Parce qu’ils étaient Indiens la presse organisa leur détestation

C’est une page méconnue de l’histoire des Amérindiens que nous livre l’écrivain David Grann sous la forme d’une enquête particulièrement fouillée. C’est l’histoire d’une communauté qui avait échappé au destin des Cherokees dont les terres avaient été achetées par le gouvernement américain puis cédées à qui s’en emparerait. Il s’en était suivi une « course à la propriété comme le monde n’en avait jamais connu ». Rien de tout cela pour les Osages qui avaient obtenu que leurs parcelles ne puissent se revendre qu’entre les membres de la tribu. C’est ce qui les sauva quand on découvrit du pétrole sous leurs terres, mais ne les protégea ni du racisme ni des stratégies de contournement imaginées pour les dépouiller. Parce qu’ils étaient indiens la presse organisa leur détestation en racontant que leurs richesses les avaient amenés à jeter des pianos sur les pelouses et à changer de voiture après une crevaison. Mais elle se gardait bien de dire qu’un magnat du pétrole s’était au même moment fait construire un manoir de cinquante-cinq pièces avec douze salles de bains et un ascenseur revêtu de peaux de bison. Ce qu’on ne disait pas non plus c’est qu’il y avait une grande différence entre l’Américain moyen et les Osages qui ne pouvaient disposer de leur argent selon leur gré depuis qu’un arrêté fédéral leur avait imposé des curateurs. D’où le développement d’un « Indian Business » qui consistait à vendre très cher aux Osages des produits et des services qui ne coûtaient rien.

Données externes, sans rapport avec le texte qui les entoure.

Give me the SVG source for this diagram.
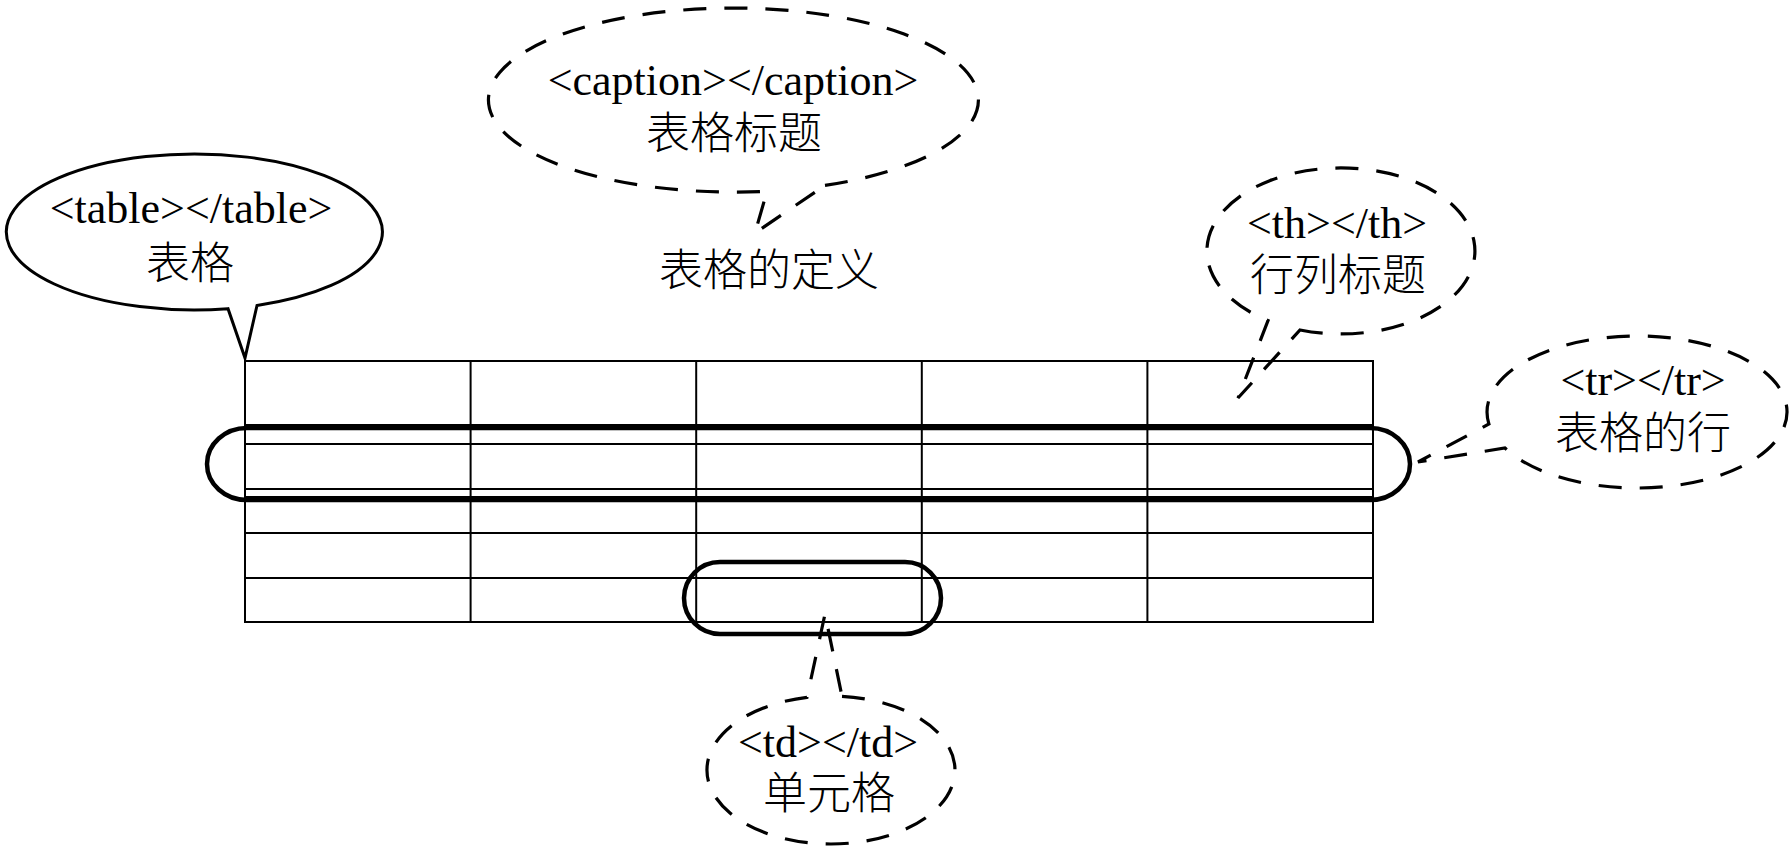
<svg xmlns="http://www.w3.org/2000/svg" width="1790" height="854" viewBox="0 0 1790 854">
<style>
.bg{fill:#fff}
.grid line,.grid rect{stroke:#000;stroke-width:2;fill:none}
.hl{fill:none;stroke:#000;stroke-width:4.5}
.solid{fill:#fff;stroke:#000;stroke-width:3;stroke-linejoin:miter}
.dash{fill:#fff;stroke:#000;stroke-width:3.2;stroke-dasharray:23 18}
.dashn{fill:none;stroke:#000;stroke-width:3.2;stroke-dasharray:23 18}
text{font-family:"Liberation Serif","Noto Sans CJK SC",serif;font-size:44px;fill:#000;text-anchor:middle}
text.cjk{font-weight:300}
</style>
<rect class="bg" x="0" y="0" width="1790" height="854"/>
<g id="table" class="grid">
<rect x="245" y="361" width="1128" height="261"/>
<line x1="245" y1="425" x2="1373" y2="425"/>
<line x1="245" y1="444" x2="1373" y2="444"/>
<line x1="245" y1="489" x2="1373" y2="489"/>
<line x1="245" y1="497" x2="1373" y2="497"/>
<line x1="245" y1="533" x2="1373" y2="533"/>
<line x1="245" y1="578" x2="1373" y2="578"/>
<line x1="470.6" y1="361" x2="470.6" y2="622"/>
<line x1="696.2" y1="361" x2="696.2" y2="622"/>
<line x1="921.8" y1="361" x2="921.8" y2="622"/>
<line x1="1147.4" y1="361" x2="1147.4" y2="622"/>
</g>
<g id="row-highlight">
<rect class="hl" x="207" y="428" width="1203" height="72" rx="40" ry="36"/>
</g>
<g id="cell-highlight">
<rect class="hl" x="684" y="562" width="257" height="72" rx="36" ry="36"/>
</g>
<g id="title">
<text class="cjk" x="769" y="286">表格的定义</text>
</g>
<g id="callout-table">
<path class="solid" d="M 257 305.5 A 188 78 0 1 0 228 308.7 L 245 358 Z"/>
<text x="191" y="223">&lt;table&gt;&lt;/table&gt;</text>
<text class="cjk" x="190" y="279">表格</text>
</g>
<g id="callout-caption">
<path class="dash" d="M 825 185.4 A 245 92 0 1 0 767 191.2 L 755 233 Z"/>
<text x="733" y="95">&lt;caption&gt;&lt;/caption&gt;</text>
<text class="cjk" x="734" y="149">表格标题</text>
</g>
<g id="callout-th">
<path class="dashn" d="M 1300 330 A 134 83 0 1 0 1268 320.6 L 1238 398 Z"/>
<text x="1337" y="238">&lt;th&gt;&lt;/th&gt;</text>
<text class="cjk" x="1338" y="291">行列标题</text>
</g>
<g id="callout-tr">
<path class="dash" d="M 1488.9 424 A 150 76 0 1 1 1504.9 448 L 1418 462 Z"/>
<text x="1643" y="395">&lt;tr&gt;&lt;/tr&gt;</text>
<text class="cjk" x="1643" y="449">表格的行</text>
</g>
<g id="callout-td">
<path class="dashn" d="M 842 696.3 A 124 74 0 1 1 807 697.4 L 825 614 Z"/>
<text x="828" y="757">&lt;td&gt;&lt;/td&gt;</text>
<text class="cjk" x="829" y="809">单元格</text>
</g>
</svg>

La clé de l’histoire était qu’on ne pouvait racheter le sol gorgé de pétrole aux Osages

L’enquête fut reprise par le Bureau of Investigation (BOI) qui deviendra plus tard le FBI. À sa tête venait d’être nommé un homme de vingt-neuf ans, J. Edgar Hoover qui envoya en pays Osage l’enquêteur spécial Tom White. Ce fut long, pénible, White dut faire le tri des multiples faux témoignages, il s’accrocha et aboutit. La clé de l’histoire était qu’on ne pouvait racheter le sol gorgé de pétrole aux Osages mais qu’on pouvait en hériter. Il était donc rationnel d’éliminer les membres d’une famille pour concentrer la propriété foncière entre les mains d’une seule personne, pour peu qu’on en soit assez proche pour en bénéficier. J. Edgar Hoover s’attribua une grande part du mérite de l’élucidation des crimes car grand était son appétit de pouvoir. C’est pourtant Tom White qui fut la pièce maîtresse de l’enquête. Elle déboucha sur deux condamnations à perpétuité pour des crimes passibles de la peine de mort car aucun jury blanc n’aurait osé la voter contre des hommes de leur race. On découvrit également en recherchant les coupables que les meurtres d’Osages avaient été monnaie courante depuis le début du siècle avec un taux de mortalité au sein de la tribu deux fois supérieur à celui des Blancs.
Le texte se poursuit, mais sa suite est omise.